Chris Larabee considered himself a pretty decent chess player - he'd never bothered with the USCF rating system in years, but that was because he'd just been too busy to play the right games against the right people when he'd had a family, and these past few years it hadn't seemed worth the bother.

Ellison mopped up the board with him.

The first time, well, Chris wasn't really paying attention and then he'd lost his queen and a rook in rapid succession. That didn't work as an excuse for the second game. Damn, but he was rusty.

"Play a lot?" Chris asked as he put the pieces in their box on top of the folded board. Where was his good, wooden set, anyway?

"Some. Mostly against Sandburg."

"Really? You spend off time with him?"

Jim looked incredulous. "We've shared a condo for a couple of years. It would be hard not to spend time with him!"

"You two just don't seem very close."

Ellison sat up even straighter than before. "I'd say he's like a brother to me, that would be completely inadequate."

Chris shrugged. "It just looked like he bugged the hell out of you, and I could sort of see how."

Like he'd expected, this got a rise out of Ellison. "Did you SEE how he reacted this morning?" he close to hissed. "Who could have done better?"

"Then what's the problem?" Chris asked.

"Who says there's a problem?"

"I heard you warning him to be careful of Vin before they headed out to the barn.
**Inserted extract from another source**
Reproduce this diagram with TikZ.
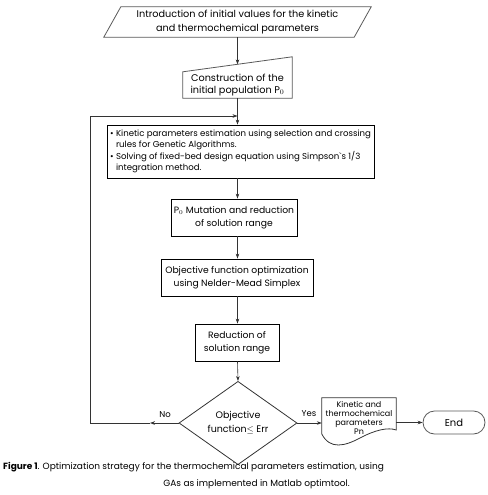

That just sounded a bit..." 'Patronizing', but he didn't know Ellison well enough to say it.

"You wouldn't have done the same for one of your men?"

"Wouldn't have had to."

"You wouldn't have had reservations about a friend, then, going out there with a guy who he might end up putting away for murder?"

Chris tried to imagine Buck, or Vin for that matter, being in a similar position. "I probably couldn't get away with being so obvious."

Jim laughed. "Blair and I stopped worrying about stomping on each other's feelings long ago."

As he had stopped worrying about offending Buck. But he didn't take it as a sign of closeness on their part. He also didn't worry too much about being frank with Vin, but that was more because Vin didn't force him to be any other way.


Blair got tired of staring into the dark before Vin did. "Think we should trade off keeping watch?" he asked.

Vin shook his head. "If I need to, I can sleep light. Since we'll hear Eli Joe before we see him, I don't think we need to keep doing this." But he didn't budge from his crevice.

So Blair kept on looking. For, maybe, 20 seconds. "Promise, no pitchforks in the gut?"

"Don't want to get on the bad side of Jim Ellison," said Vin.

"Smart move," said Blair. He drank a swig of water, punched his pillow twice, pulled up the light polyester blanket he'd claimed out of Chris's linen closest, and sank into sleep.

He woke up twice during the night, both times from Vin talking to someone below. The first time, it was Larabee, and Blair played possum. The second time it was Jim, and Blair threw some hay down as his contribution to the conversation.